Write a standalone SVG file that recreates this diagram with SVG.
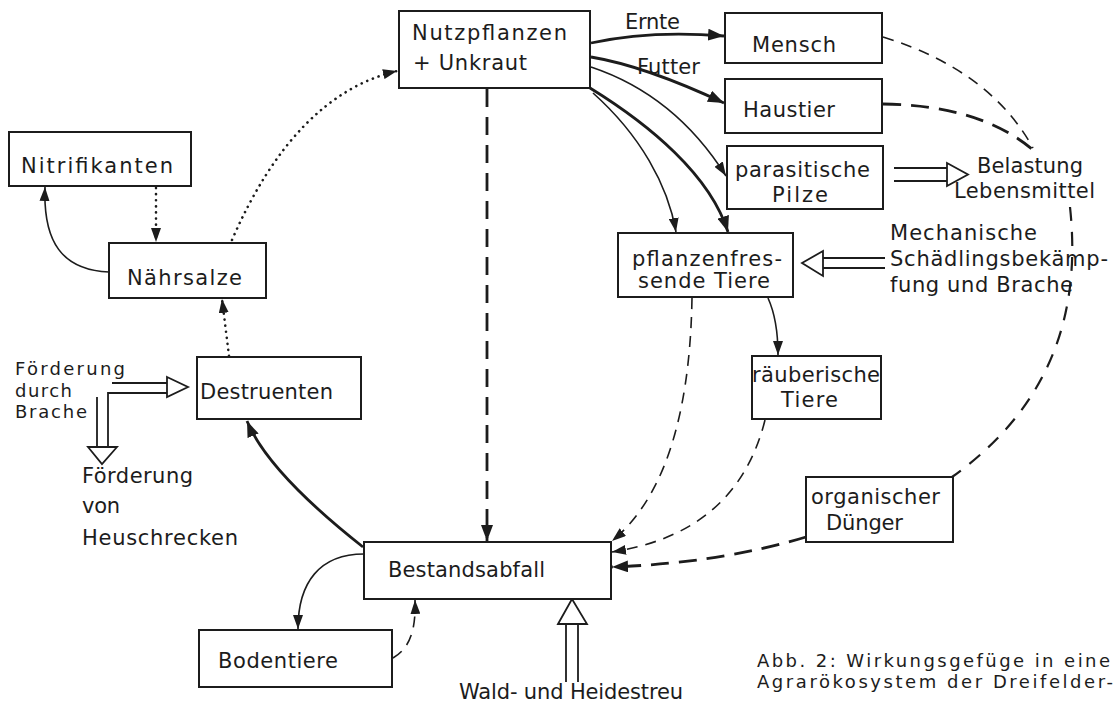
<svg xmlns="http://www.w3.org/2000/svg" width="1114" height="707" viewBox="0 0 1114 707">
<style>
.box{fill:#fff;stroke:#1c1c1c;stroke-width:2}
.t{font-family:"DejaVu Sans","Liberation Sans",sans-serif;font-size:21px;fill:#1c1c1c}
.s{font-size:18px}
.solid{fill:none;stroke:#1c1c1c;stroke-width:1.6}
.thick{fill:none;stroke:#1c1c1c;stroke-width:2.8}
.dashT{fill:none;stroke:#1c1c1c;stroke-width:2.8;stroke-dasharray:18 10}
.dash{fill:none;stroke:#1c1c1c;stroke-width:1.6;stroke-dasharray:11 8}
.dot{fill:none;stroke:#1c1c1c;stroke-width:2.6;stroke-dasharray:0.1 6;stroke-linecap:round}
.hol{fill:#fff;stroke:#1c1c1c;stroke-width:1.8;stroke-linejoin:miter}
.dl{fill:none;stroke:#1c1c1c;stroke-width:1.8}
</style>
<defs>
<marker id="ah" viewBox="0 0 14 10" refX="14" refY="5" markerWidth="14" markerHeight="10" markerUnits="userSpaceOnUse" orient="auto">
<path d="M0,0 L14,5 L0,10 z" fill="#1c1c1c"/>
</marker>
<marker id="ahb" viewBox="0 0 16 12" refX="16" refY="6" markerWidth="16" markerHeight="12" markerUnits="userSpaceOnUse" orient="auto">
<path d="M0,0 L16,6 L0,12 z" fill="#1c1c1c"/>
</marker>
</defs>
<rect width="1114" height="707" fill="#fff"/>

<g id="connectors">
<path class="thick" d="M591,43 Q650,30 724,36" marker-end="url(#ahb)"/>
<path class="thick" d="M591,57 Q645,66 724,103" marker-end="url(#ahb)"/>
<path class="solid" d="M591,67 Q675,95 726,176" marker-end="url(#ah)"/>
<path class="solid" d="M593,93 C640,135 668,185 676,232" marker-end="url(#ah)"/>
<path class="thick" d="M590,88 C650,125 710,175 728,232" marker-end="url(#ahb)"/>
<path class="dashT" d="M487,89 V541" marker-end="url(#ahb)"/>
<path class="dot" d="M232,240 Q295,95 397,71" marker-end="url(#ah)"/>
<path class="dot" d="M156,188 L156,242" marker-end="url(#ah)"/>
<path class="solid" d="M109,272 C62,270 43,242 45,187" marker-end="url(#ah)"/>
<path class="dot" d="M229,356 L222,299" marker-end="url(#ah)"/>
<path class="thick" d="M363,547 Q268,472 247,421" marker-end="url(#ahb)"/>
<path class="solid" d="M364,554 C320,554 298,582 298,629" marker-end="url(#ah)"/>
<path class="dash" d="M393,658 C410,648 416,630 415,600" marker-end="url(#ah)"/>
<path class="dash" d="M692,298 C690,420 662,500 612,541" marker-end="url(#ah)"/>
<path class="dash" d="M765,420 C745,500 690,540 612,552" marker-end="url(#ah)"/>
<path class="dashT" d="M806,537 Q720,563 612,567" marker-end="url(#ahb)"/>
<path class="solid" d="M768,298 Q778,320 778,355" marker-end="url(#ah)"/>
<path class="dash" d="M883,37 Q990,70 1033,148"/>
<path class="dashT" d="M883,104 Q980,105 1033,150"/>
<path class="dashT" style="stroke-width:2.2;stroke-dasharray:14 11" d="M1070,207 C1080,300 1060,400 952,477"/>
<path class="dl" d="M894,168 H947 M894,181 H947"/>
<path class="hol" d="M947,163 L968,174.5 L947,186 Z"/>
<path class="dl" d="M885,258 H823 M885,268 H823"/>
<path class="hol" d="M823,251 L802,263 L823,276 Z"/>
<path class="dl" d="M566,682 V624 M578,682 V624"/>
<path class="hol" d="M558,624 L572,599 L587,624 Z"/>
<path class="dl" d="M112,383 H167 M108,447 V393 H167 M97,397 V447"/>
<path class="hol" d="M167,377 L188,387 L167,397 Z"/>
<path class="hol" d="M88,447 L117,447 L102,464 Z"/>
</g>

<g id="n_nutzpflanzen">
<rect class="box" x="399" y="11" width="191" height="77"/>
<text class="t" x="412" y="40" textLength="155">Nutzpflanzen</text>
<text class="t" x="413" y="70" textLength="114">+ Unkraut</text>
</g>
<g id="n_mensch">
<rect class="box" x="725" y="13" width="157" height="50"/>
<text class="t" x="752" y="52" textLength="84">Mensch</text>
</g>
<g id="n_haustier">
<rect class="box" x="725" y="79" width="157" height="54"/>
<text class="t" x="743" y="117" textLength="92">Haustier</text>
</g>
<g id="n_pilze">
<rect class="box" x="727" y="146" width="156" height="63"/>
<text class="t" x="735" y="177" textLength="135">parasitische</text>
<text class="t" x="772" y="202" textLength="56">Pilze</text>
</g>
<g id="n_pflanzenfresser">
<rect class="box" x="618" y="233" width="175" height="64"/>
<text class="t" x="632" y="266" textLength="150">pflanzenfres-</text>
<text class="t" x="638" y="288" textLength="132">sende Tiere</text>
</g>
<g id="n_raeuber">
<rect class="box" x="752" y="356" width="129" height="63"/>
<text class="t" x="752" y="382" textLength="128">räuberische</text>
<text class="t" x="781" y="407" textLength="57">Tiere</text>
</g>
<g id="n_duenger">
<rect class="box" x="806" y="477" width="147" height="65"/>
<text class="t" x="811" y="504" textLength="129">organischer</text>
<text class="t" x="826" y="530" textLength="77">Dünger</text>
</g>
<g id="n_bestand">
<rect class="box" x="364" y="542" width="247" height="57"/>
<text class="t" x="388" y="577" textLength="157">Bestandsabfall</text>
</g>
<g id="n_boden">
<rect class="box" x="199" y="630" width="193" height="57"/>
<text class="t" x="218" y="668" textLength="120">Bodentiere</text>
</g>
<g id="n_destruenten">
<rect class="box" x="197" y="357" width="164" height="62"/>
<text class="t" x="200" y="399" textLength="133">Destruenten</text>
</g>
<g id="n_naehrsalze">
<rect class="box" x="109" y="243" width="157" height="55"/>
<text class="t" x="127" y="285" textLength="115">Nährsalze</text>
</g>
<g id="n_nitri">
<rect class="box" x="9" y="132" width="182" height="54"/>
<text class="t" x="21" y="173" textLength="152">Nitrifikanten</text>
</g>

<g id="labels">
<text class="t" x="625" y="29" textLength="55">Ernte</text>
<text class="t" x="637" y="74" textLength="63">Futter</text>
<text class="t" x="977" y="173" textLength="106">Belastung</text>
<text class="t" x="954" y="198" textLength="141">Lebensmittel</text>
<text class="t" x="890" y="240" textLength="147">Mechanische</text>
<text class="t" x="890" y="266" textLength="218">Schädlingsbekämp-</text>
<text class="t" x="890" y="292" textLength="183">fung und Brache</text>
<text class="t s" x="15" y="375" textLength="110">Förderung</text>
<text class="t s" x="15" y="397" textLength="57">durch</text>
<text class="t s" x="15" y="418" textLength="72">Brache</text>
<text class="t" x="82" y="483" textLength="111">Förderung</text>
<text class="t" x="82" y="513" textLength="38">von</text>
<text class="t" x="82" y="545" textLength="156">Heuschrecken</text>
<text class="t" x="459" y="699" textLength="224">Wald- und Heidestreu</text>
<text class="t s" x="757" y="667" textLength="353">Abb. 2: Wirkungsgefüge in eine</text>
<text class="t s" x="757" y="688" textLength="356">Agrarökosystem der Dreifelder-</text>
</g>
</svg>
****************************************
### Task
Skip the images and write out the rest of the listing exactly.

### Result
Write a standalone SVG file that recreates this diagram with SVG.
<svg xmlns="http://www.w3.org/2000/svg" width="1114" height="707" viewBox="0 0 1114 707">
<style>
.box{fill:#fff;stroke:#1c1c1c;stroke-width:2}
.t{font-family:"DejaVu Sans","Liberation Sans",sans-serif;font-size:21px;fill:#1c1c1c}
.s{font-size:18px}
.solid{fill:none;stroke:#1c1c1c;stroke-width:1.6}
.thick{fill:none;stroke:#1c1c1c;stroke-width:2.8}
.dashT{fill:none;stroke:#1c1c1c;stroke-width:2.8;stroke-dasharray:18 10}
.dash{fill:none;stroke:#1c1c1c;stroke-width:1.6;stroke-dasharray:11 8}
.dot{fill:none;stroke:#1c1c1c;stroke-width:2.6;stroke-dasharray:0.1 6;stroke-linecap:round}
.hol{fill:#fff;stroke:#1c1c1c;stroke-width:1.8;stroke-linejoin:miter}
.dl{fill:none;stroke:#1c1c1c;stroke-width:1.8}
</style>
<defs>
<marker id="ah" viewBox="0 0 14 10" refX="14" refY="5" markerWidth="14" markerHeight="10" markerUnits="userSpaceOnUse" orient="auto">
<path d="M0,0 L14,5 L0,10 z" fill="#1c1c1c"/>
</marker>
<marker id="ahb" viewBox="0 0 16 12" refX="16" refY="6" markerWidth="16" markerHeight="12" markerUnits="userSpaceOnUse" orient="auto">
<path d="M0,0 L16,6 L0,12 z" fill="#1c1c1c"/>
</marker>
</defs>
<rect width="1114" height="707" fill="#fff"/>

<g id="connectors">
<path class="thick" d="M591,43 Q650,30 724,36" marker-end="url(#ahb)"/>
<path class="thick" d="M591,57 Q645,66 724,103" marker-end="url(#ahb)"/>
<path class="solid" d="M591,67 Q675,95 726,176" marker-end="url(#ah)"/>
<path class="solid" d="M593,93 C640,135 668,185 676,232" marker-end="url(#ah)"/>
<path class="thick" d="M590,88 C650,125 710,175 728,232" marker-end="url(#ahb)"/>
<path class="dashT" d="M487,89 V541" marker-end="url(#ahb)"/>
<path class="dot" d="M232,240 Q295,95 397,71" marker-end="url(#ah)"/>
<path class="dot" d="M156,188 L156,242" marker-end="url(#ah)"/>
<path class="solid" d="M109,272 C62,270 43,242 45,187" marker-end="url(#ah)"/>
<path class="dot" d="M229,356 L222,299" marker-end="url(#ah)"/>
<path class="thick" d="M363,547 Q268,472 247,421" marker-end="url(#ahb)"/>
<path class="solid" d="M364,554 C320,554 298,582 298,629" marker-end="url(#ah)"/>
<path class="dash" d="M393,658 C410,648 416,630 415,600" marker-end="url(#ah)"/>
<path class="dash" d="M692,298 C690,420 662,500 612,541" marker-end="url(#ah)"/>
<path class="dash" d="M765,420 C745,500 690,540 612,552" marker-end="url(#ah)"/>
<path class="dashT" d="M806,537 Q720,563 612,567" marker-end="url(#ahb)"/>
<path class="solid" d="M768,298 Q778,320 778,355" marker-end="url(#ah)"/>
<path class="dash" d="M883,37 Q990,70 1033,148"/>
<path class="dashT" d="M883,104 Q980,105 1033,150"/>
<path class="dashT" style="stroke-width:2.2;stroke-dasharray:14 11" d="M1070,207 C1080,300 1060,400 952,477"/>
<path class="dl" d="M894,168 H947 M894,181 H947"/>
<path class="hol" d="M947,163 L968,174.5 L947,186 Z"/>
<path class="dl" d="M885,258 H823 M885,268 H823"/>
<path class="hol" d="M823,251 L802,263 L823,276 Z"/>
<path class="dl" d="M566,682 V624 M578,682 V624"/>
<path class="hol" d="M558,624 L572,599 L587,624 Z"/>
<path class="dl" d="M112,383 H167 M108,447 V393 H167 M97,397 V447"/>
<path class="hol" d="M167,377 L188,387 L167,397 Z"/>
<path class="hol" d="M88,447 L117,447 L102,464 Z"/>
</g>

<g id="n_nutzpflanzen">
<rect class="box" x="399" y="11" width="191" height="77"/>
<text class="t" x="412" y="40" textLength="155">Nutzpflanzen</text>
<text class="t" x="413" y="70" textLength="114">+ Unkraut</text>
</g>
<g id="n_mensch">
<rect class="box" x="725" y="13" width="157" height="50"/>
<text class="t" x="752" y="52" textLength="84">Mensch</text>
</g>
<g id="n_haustier">
<rect class="box" x="725" y="79" width="157" height="54"/>
<text class="t" x="743" y="117" textLength="92">Haustier</text>
</g>
<g id="n_pilze">
<rect class="box" x="727" y="146" width="156" height="63"/>
<text class="t" x="735" y="177" textLength="135">parasitische</text>
<text class="t" x="772" y="202" textLength="56">Pilze</text>
</g>
<g id="n_pflanzenfresser">
<rect class="box" x="618" y="233" width="175" height="64"/>
<text class="t" x="632" y="266" textLength="150">pflanzenfres-</text>
<text class="t" x="638" y="288" textLength="132">sende Tiere</text>
</g>
<g id="n_raeuber">
<rect class="box" x="752" y="356" width="129" height="63"/>
<text class="t" x="752" y="382" textLength="128">räuberische</text>
<text class="t" x="781" y="407" textLength="57">Tiere</text>
</g>
<g id="n_duenger">
<rect class="box" x="806" y="477" width="147" height="65"/>
<text class="t" x="811" y="504" textLength="129">organischer</text>
<text class="t" x="826" y="530" textLength="77">Dünger</text>
</g>
<g id="n_bestand">
<rect class="box" x="364" y="542" width="247" height="57"/>
<text class="t" x="388" y="577" textLength="157">Bestandsabfall</text>
</g>
<g id="n_boden">
<rect class="box" x="199" y="630" width="193" height="57"/>
<text class="t" x="218" y="668" textLength="120">Bodentiere</text>
</g>
<g id="n_destruenten">
<rect class="box" x="197" y="357" width="164" height="62"/>
<text class="t" x="200" y="399" textLength="133">Destruenten</text>
</g>
<g id="n_naehrsalze">
<rect class="box" x="109" y="243" width="157" height="55"/>
<text class="t" x="127" y="285" textLength="115">Nährsalze</text>
</g>
<g id="n_nitri">
<rect class="box" x="9" y="132" width="182" height="54"/>
<text class="t" x="21" y="173" textLength="152">Nitrifikanten</text>
</g>

<g id="labels">
<text class="t" x="625" y="29" textLength="55">Ernte</text>
<text class="t" x="637" y="74" textLength="63">Futter</text>
<text class="t" x="977" y="173" textLength="106">Belastung</text>
<text class="t" x="954" y="198" textLength="141">Lebensmittel</text>
<text class="t" x="890" y="240" textLength="147">Mechanische</text>
<text class="t" x="890" y="266" textLength="218">Schädlingsbekämp-</text>
<text class="t" x="890" y="292" textLength="183">fung und Brache</text>
<text class="t s" x="15" y="375" textLength="110">Förderung</text>
<text class="t s" x="15" y="397" textLength="57">durch</text>
<text class="t s" x="15" y="418" textLength="72">Brache</text>
<text class="t" x="82" y="483" textLength="111">Förderung</text>
<text class="t" x="82" y="513" textLength="38">von</text>
<text class="t" x="82" y="545" textLength="156">Heuschrecken</text>
<text class="t" x="459" y="699" textLength="224">Wald- und Heidestreu</text>
<text class="t s" x="757" y="667" textLength="353">Abb. 2: Wirkungsgefüge in eine</text>
<text class="t s" x="757" y="688" textLength="356">Agrarökosystem der Dreifelder-</text>
</g>
</svg>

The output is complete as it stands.